Assistant Professor of Art History Adam Jasienski Receives Prestigious Arthur Kingsley Porter Prize from the College Art Association
Award honors his scholarly paper on portrait alterations in the early modern Hispanic world
Adam Jasienski, assistant professor of art history, has been awarded the prestigious Arthur Kingsley Porter Prize from the College Art Association for his paper “Converting Portraits: Repainting as Art Making in the Early Modern Hispanic World.” Established in 1957, the prize is awarded annually for a distinguished article published in The Art Bulletin during the previous year by a scholar who is under the age of 35 or who has received a doctorate within the past 10 years.
“This is perhaps the most prestigious prize a pre-tenure scholar can receive in art history,” said Adam Herring, chair of the Art History Department. “This award is well-deserved, and we couldn’t be happier for Adam!”
The judges – including Susanna Berger, University of Southern California; Rachel Miller, California State University, Sacramento; and Nathan T. Arrington, Princeton University – said:
Drawing our attention, as never before, to how a few strokes of paint could transform secular portraits into something new, something sacrosanct, Adam Jasienski unveils the long, multifaceted lives of paintings in the early modern Hispanic world. He deftly challenges conventional notions of the portrait as a stable and consistent representation of a recognizable figure. Careful and persuasive analyses of works of art emerge from a thorough and sensitive understanding of the social and religious context of art making and viewing. The border between secular and religious was porous, and over time the import of objects could shift dramatically. Jasienski resists facile explanations to illuminate how repainting and overpainting, guided by multiple motivating factors, changed not only the appearance of images but also their ontological status and cultural functions. He shows how efforts to police the portrait’s fluctuations comprise early attempts to institute categories known today as artistic genres.
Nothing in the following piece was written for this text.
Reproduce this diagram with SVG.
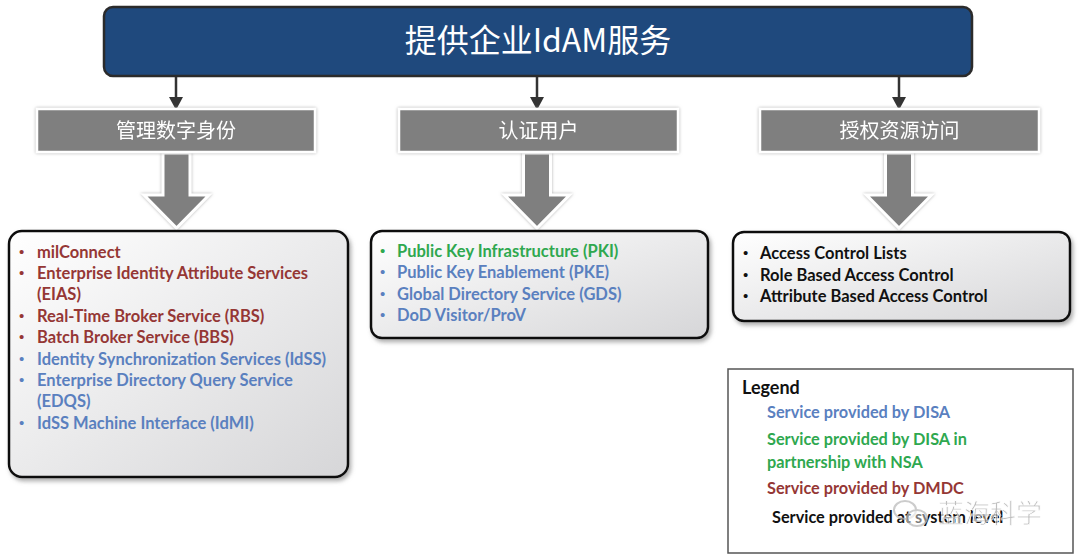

One of CAA’s longest-running awards, the Porter prize seeks to encourage high scholarly standards among younger members of the profession. It has been awarded to superb articles in Western European art and architecture but has increasingly recognized a wider range of topics (in American, Chinese, Japanese and Assyrian art) since the 1990s.
Dr. Jasienski is a specialist in 16th- and 17th-century visual culture, particularly in Spain and Latin America. His research examines the intersections of portraiture and religious imagery in the early modern Hispanic world (ca. 1500–1750). He is also interested in the tensions between orthodox and “popular” forms of making and engaging with art. Jasienski’s book-length study of Spanish and Latin American art is forthcoming from Penn State University Press. Titled Praying to Portraits, the book examines art from Spain and colonial Mexico, viewing those works through the lens of trials conducted by the Holy Office of the Inquisition. He received his B.A., M.A. and Ph.D. from Harvard University.